BEGIN Stored data
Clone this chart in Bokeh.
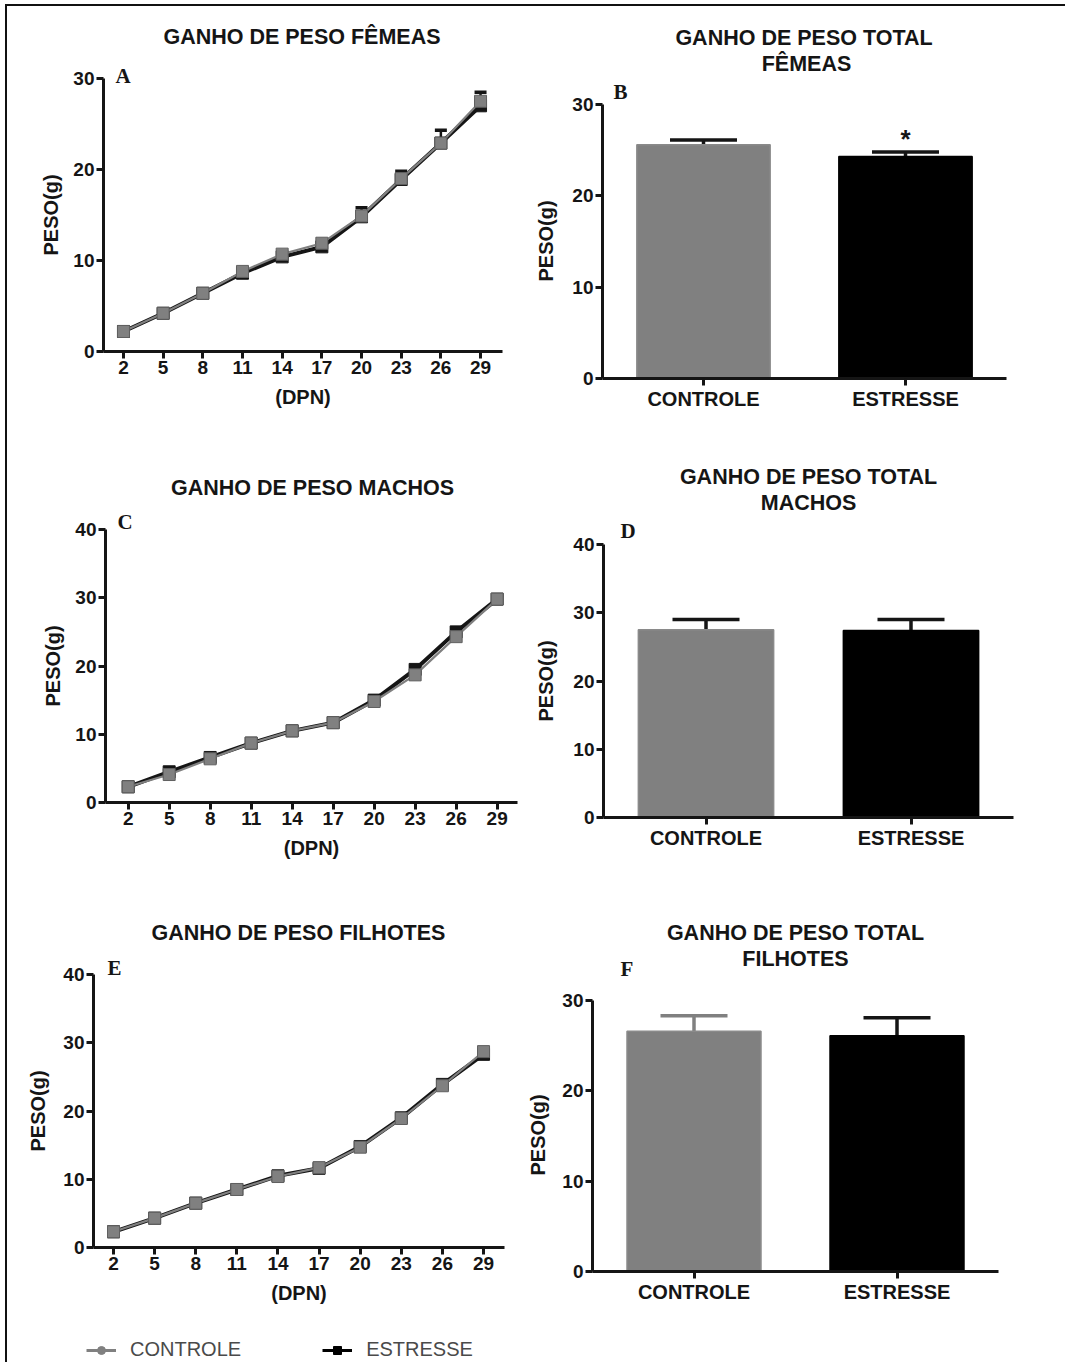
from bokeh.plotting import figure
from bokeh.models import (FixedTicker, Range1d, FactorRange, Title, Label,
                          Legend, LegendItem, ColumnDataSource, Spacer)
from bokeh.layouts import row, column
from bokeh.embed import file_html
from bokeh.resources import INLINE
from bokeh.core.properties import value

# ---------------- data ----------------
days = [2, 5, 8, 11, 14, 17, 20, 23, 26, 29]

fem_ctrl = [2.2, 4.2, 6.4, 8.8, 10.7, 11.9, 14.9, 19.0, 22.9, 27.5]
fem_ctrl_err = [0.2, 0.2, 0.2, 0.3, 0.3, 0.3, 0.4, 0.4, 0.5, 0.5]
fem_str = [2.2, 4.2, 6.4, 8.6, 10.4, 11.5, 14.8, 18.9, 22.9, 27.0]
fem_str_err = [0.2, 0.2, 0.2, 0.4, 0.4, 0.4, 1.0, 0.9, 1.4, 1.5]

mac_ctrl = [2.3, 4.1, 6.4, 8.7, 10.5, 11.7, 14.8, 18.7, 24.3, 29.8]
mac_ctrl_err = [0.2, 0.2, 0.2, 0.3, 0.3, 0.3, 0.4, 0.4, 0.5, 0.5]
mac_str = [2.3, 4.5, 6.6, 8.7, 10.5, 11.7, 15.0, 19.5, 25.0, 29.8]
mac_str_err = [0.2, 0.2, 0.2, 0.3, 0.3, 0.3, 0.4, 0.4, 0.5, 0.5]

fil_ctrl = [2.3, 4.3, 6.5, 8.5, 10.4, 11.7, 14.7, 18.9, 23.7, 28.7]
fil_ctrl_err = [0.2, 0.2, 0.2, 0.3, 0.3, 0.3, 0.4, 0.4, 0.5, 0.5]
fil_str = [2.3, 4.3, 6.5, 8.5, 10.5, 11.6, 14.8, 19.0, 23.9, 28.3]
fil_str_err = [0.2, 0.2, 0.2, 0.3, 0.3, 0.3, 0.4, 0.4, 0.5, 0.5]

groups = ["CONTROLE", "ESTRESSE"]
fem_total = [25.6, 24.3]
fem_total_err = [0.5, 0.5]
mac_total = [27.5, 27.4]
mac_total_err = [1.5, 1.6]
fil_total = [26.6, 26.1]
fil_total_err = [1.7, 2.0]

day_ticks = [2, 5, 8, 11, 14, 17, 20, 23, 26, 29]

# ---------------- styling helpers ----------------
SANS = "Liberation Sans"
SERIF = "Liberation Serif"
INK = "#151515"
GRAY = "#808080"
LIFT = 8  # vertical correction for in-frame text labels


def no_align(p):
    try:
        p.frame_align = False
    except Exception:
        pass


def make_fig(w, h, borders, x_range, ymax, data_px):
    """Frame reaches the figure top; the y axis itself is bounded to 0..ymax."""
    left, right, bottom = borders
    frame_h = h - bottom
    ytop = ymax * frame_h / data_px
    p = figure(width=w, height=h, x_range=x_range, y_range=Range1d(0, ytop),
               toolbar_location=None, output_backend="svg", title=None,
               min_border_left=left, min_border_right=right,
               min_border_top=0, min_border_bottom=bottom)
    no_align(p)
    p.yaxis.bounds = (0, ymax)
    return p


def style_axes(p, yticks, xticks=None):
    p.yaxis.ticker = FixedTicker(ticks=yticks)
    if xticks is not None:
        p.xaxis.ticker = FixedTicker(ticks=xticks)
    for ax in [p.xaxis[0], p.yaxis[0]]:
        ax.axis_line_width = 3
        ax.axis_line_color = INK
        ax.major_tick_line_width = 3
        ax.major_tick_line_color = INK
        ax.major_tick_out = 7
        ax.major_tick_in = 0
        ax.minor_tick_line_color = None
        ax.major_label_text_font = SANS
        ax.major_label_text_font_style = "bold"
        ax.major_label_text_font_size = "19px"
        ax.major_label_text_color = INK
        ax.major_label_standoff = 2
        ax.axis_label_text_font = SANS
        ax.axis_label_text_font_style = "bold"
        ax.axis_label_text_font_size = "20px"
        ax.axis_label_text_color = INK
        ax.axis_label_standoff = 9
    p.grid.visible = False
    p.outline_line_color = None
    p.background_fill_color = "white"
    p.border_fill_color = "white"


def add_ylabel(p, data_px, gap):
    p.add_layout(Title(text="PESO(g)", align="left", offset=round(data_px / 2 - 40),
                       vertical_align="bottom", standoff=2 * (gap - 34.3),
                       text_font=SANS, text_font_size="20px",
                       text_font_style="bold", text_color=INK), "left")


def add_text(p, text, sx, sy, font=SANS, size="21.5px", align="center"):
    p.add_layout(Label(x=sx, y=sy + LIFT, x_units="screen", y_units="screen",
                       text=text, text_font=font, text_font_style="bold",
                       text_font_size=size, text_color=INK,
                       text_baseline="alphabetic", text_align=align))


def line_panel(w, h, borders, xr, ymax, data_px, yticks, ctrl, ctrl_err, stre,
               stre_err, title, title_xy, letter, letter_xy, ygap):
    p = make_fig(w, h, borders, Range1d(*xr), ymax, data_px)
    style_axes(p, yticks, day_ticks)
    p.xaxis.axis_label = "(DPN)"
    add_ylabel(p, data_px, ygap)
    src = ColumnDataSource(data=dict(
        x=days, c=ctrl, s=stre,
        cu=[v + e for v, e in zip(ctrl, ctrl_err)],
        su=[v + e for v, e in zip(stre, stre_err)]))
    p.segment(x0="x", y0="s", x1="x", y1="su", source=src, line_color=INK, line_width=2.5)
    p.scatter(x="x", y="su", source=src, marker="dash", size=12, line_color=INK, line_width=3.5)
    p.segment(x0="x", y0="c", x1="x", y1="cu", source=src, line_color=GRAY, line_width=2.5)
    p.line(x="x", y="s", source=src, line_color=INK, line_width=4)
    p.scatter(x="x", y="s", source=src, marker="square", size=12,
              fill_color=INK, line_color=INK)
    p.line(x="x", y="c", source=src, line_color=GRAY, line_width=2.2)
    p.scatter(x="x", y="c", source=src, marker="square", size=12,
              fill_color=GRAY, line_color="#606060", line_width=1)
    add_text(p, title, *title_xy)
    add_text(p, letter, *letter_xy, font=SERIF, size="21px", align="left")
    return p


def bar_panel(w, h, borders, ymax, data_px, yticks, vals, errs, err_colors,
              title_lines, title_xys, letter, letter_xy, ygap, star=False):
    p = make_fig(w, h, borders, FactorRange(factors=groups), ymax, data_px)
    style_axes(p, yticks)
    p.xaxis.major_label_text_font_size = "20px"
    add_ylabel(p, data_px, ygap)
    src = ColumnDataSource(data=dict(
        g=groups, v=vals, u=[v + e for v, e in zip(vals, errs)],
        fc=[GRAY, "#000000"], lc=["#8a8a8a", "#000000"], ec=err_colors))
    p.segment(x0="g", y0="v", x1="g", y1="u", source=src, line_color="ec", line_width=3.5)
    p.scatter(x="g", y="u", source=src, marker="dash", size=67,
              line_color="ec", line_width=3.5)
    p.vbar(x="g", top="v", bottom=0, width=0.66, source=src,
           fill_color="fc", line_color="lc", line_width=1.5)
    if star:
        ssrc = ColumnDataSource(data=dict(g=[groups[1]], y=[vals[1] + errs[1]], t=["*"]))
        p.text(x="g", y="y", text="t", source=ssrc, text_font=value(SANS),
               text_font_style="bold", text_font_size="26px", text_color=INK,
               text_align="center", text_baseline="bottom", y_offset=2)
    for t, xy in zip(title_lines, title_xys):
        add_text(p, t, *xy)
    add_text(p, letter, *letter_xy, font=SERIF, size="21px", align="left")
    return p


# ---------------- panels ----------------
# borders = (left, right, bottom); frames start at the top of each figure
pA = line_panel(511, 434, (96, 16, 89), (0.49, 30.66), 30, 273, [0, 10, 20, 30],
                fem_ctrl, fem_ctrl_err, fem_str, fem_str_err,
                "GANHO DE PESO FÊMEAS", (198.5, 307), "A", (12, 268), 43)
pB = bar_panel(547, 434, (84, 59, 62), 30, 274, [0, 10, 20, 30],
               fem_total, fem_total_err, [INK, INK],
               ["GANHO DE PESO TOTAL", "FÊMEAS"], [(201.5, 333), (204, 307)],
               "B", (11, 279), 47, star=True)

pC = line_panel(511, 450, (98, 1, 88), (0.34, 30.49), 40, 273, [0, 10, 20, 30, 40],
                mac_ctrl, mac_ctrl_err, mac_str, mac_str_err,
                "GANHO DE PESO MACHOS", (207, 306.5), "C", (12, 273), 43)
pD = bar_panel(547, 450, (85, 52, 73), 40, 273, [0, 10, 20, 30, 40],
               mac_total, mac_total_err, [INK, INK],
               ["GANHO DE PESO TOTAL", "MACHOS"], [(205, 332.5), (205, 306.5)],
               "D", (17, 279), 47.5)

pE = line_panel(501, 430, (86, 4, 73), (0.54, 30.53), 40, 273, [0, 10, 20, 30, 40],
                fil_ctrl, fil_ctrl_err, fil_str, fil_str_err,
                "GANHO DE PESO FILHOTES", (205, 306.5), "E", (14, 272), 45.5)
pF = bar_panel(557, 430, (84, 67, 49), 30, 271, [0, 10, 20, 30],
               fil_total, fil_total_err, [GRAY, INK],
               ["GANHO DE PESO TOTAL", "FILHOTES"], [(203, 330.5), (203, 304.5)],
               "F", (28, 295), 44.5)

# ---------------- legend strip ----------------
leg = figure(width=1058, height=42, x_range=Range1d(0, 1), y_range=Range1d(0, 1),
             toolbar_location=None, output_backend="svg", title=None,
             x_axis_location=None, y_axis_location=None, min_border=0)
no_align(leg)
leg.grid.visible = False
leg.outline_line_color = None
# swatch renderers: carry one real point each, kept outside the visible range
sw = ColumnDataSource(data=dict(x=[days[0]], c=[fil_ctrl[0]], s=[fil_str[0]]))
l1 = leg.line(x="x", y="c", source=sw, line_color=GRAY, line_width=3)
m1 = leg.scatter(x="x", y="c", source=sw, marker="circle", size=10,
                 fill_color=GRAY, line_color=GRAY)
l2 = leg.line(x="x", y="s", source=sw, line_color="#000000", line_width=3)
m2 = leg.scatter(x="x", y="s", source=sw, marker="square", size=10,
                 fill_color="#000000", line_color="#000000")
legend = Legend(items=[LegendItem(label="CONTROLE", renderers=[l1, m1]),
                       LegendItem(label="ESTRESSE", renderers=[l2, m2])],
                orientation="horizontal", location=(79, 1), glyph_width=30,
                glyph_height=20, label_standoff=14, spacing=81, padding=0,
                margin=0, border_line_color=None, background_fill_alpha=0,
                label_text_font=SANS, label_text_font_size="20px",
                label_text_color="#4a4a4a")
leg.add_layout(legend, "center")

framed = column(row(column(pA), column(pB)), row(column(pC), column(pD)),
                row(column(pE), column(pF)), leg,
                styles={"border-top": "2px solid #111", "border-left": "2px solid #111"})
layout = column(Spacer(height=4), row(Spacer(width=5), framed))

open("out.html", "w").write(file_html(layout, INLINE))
END Stored data
• **Stated problem**:
Your task is to return the lines above, from the first one up to and including the line containing "from bokeh.core.properties import value", minus any pictures.

• **Problem solution**:
Clone this chart in Bokeh.
from bokeh.plotting import figure
from bokeh.models import (FixedTicker, Range1d, FactorRange, Title, Label,
                          Legend, LegendItem, ColumnDataSource, Spacer)
from bokeh.layouts import row, column
from bokeh.embed import file_html
from bokeh.resources import INLINE
from bokeh.core.properties import value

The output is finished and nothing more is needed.